BC Tech argues the province must stop treating the knowledge economy as secondary to the resources
Five years ago, the BC Tech Association published a report arguing that B.C.’s economy was not what we told ourselves it was.
The prevailing narrative was of a province defined by its natural resources, its geography and its commodity exports. We argued that was a 20th century story being told about a 21st century economy and the data showed something different: a province where services accounted for three-quarters of GDP and four-fifths of jobs, where the technology sector was growing faster than any other part of the economy, and where the fiscal base depended not on royalties and resource revenues but on the wages, taxes and spending of working British Columbians.
Five years on, the data in BC Tech’s updated report has only deepened the case. B.C.’s technology sector accounted for $30.7 billion in GDP in 2025, 9.6 per cent of the total, generated by 271,000 people earning wages at 70 per cent above the provincial average in both urban and rural communities across the province. Globally competitive companies in enterprise software, quantum computing, clean technology, life sciences, AI and digital infrastructure now call B.C. home.
The world has also changed in ways that make the argument more urgent, not less. AI is restructuring every sector of the global economy simultaneously, creating winner-take-most dynamics that reward jurisdictions that move decisively and penalize those that hesitate. The tariff shock of 2025 exposed the risks of relying too heavily on goods exports—and forced a long-overdue conversation about economic sovereignty that B.C. should have been having anyway. Taken together, these forces have reframed the knowledge-economy argument: this is no longer a debate about which industries will drive future growth. It is a debate about whether B.C. can maintain the living standards its people expect and deserve, and whether government can fund the services they depend upon.

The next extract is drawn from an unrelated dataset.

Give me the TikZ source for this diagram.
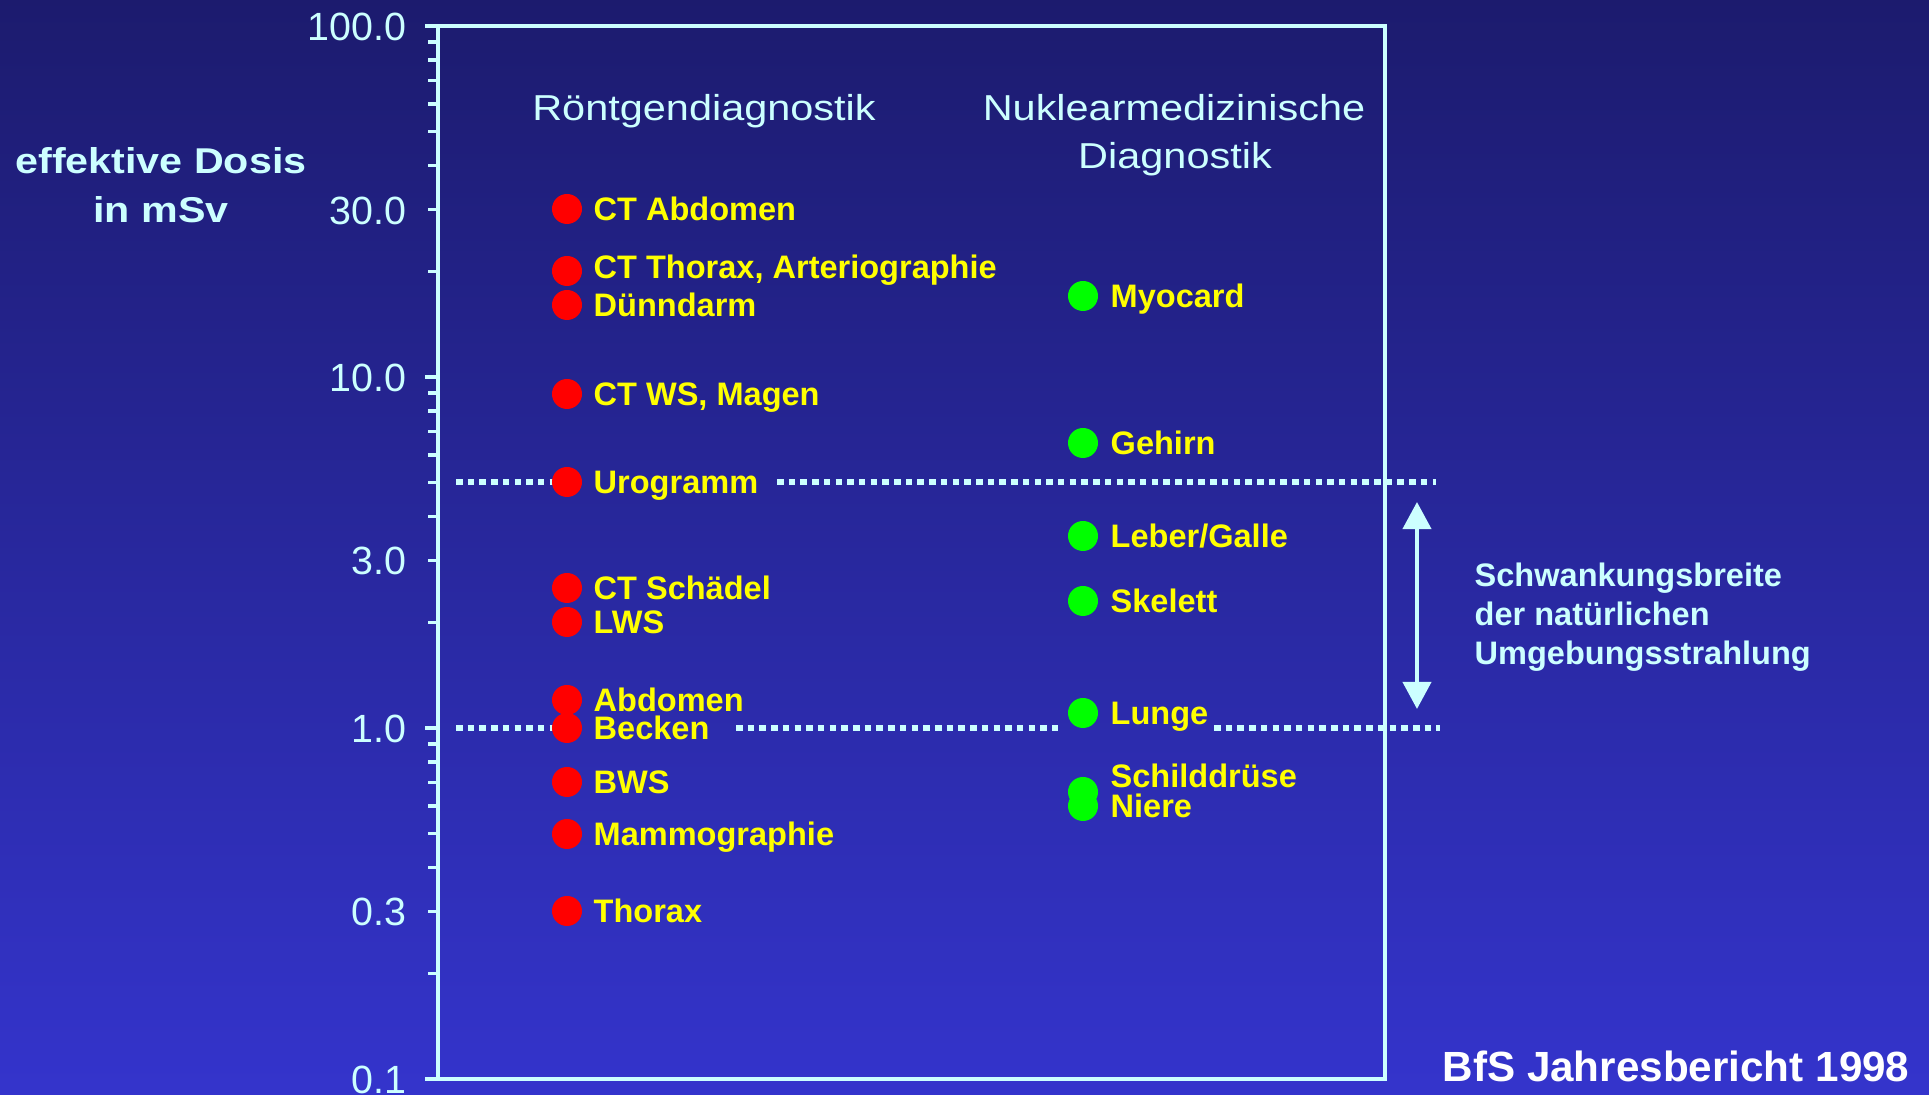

B.C. has clean, abundant energy, world-class universities and research institutions, and a real track record of building companies that break through globally. It has a workforce that is educated, innovative and diverse, proximity to Asian markets, deep connections to California and Washington state, and a quality of life that remains (despite real and growing affordability challenges) among the most compelling in the world.
The story of B.C.’s economy in the 21st century is still being written, and we can see clearly who is writing it: the engineers, the founders, the researchers, the designers, the operators and the investors who are building world-class companies from Vancouver to Victoria to Kelowna to Prince George. What they want from government is not protection or subsidy—it is a partner who understands what they are building and creates the conditions for them to build it here. The prosperity of B.C.’s tech companies and the economic and fiscal health of this province are intertwined.
B.C. has never lacked potential, but it has lacked a coherent, determined policy framework matched to the economy it actually has. The gap between what B.C.’s economy is and how government talks about it, measures it and invests in it is the central problem this report identifies. Closing that gap means investing in skills training, creating the conditions in which the most promising companies can scale and stay, using procurement as an economic lever, measuring the services economy with the same rigour as the goods economy and giving B.C.’s tech leaders a seat at the table through a permanent standing on the Premier’s Technology Council.
This is not a partisan argument—or rather it shouldn’t be. Investing in high-wage, export-oriented, tariff-resilient industries is a supply-side argument. Protecting the tax base that funds health care and education is fiscal responsibility. Economic sovereignty has been a cross-party cause since the tariff shock began. Nor is it a lobbying argument on behalf of the tech sector. The data behind these arguments comes from Statistics Canada and BCStats BC Tech has assembled and interpreted the data, we did not invent it.
BC’s economy is not what we tell ourselves it is.
It is time to back the economy we have—not the one we remember.
Jill Tipping is CEO of the BC Tech Association.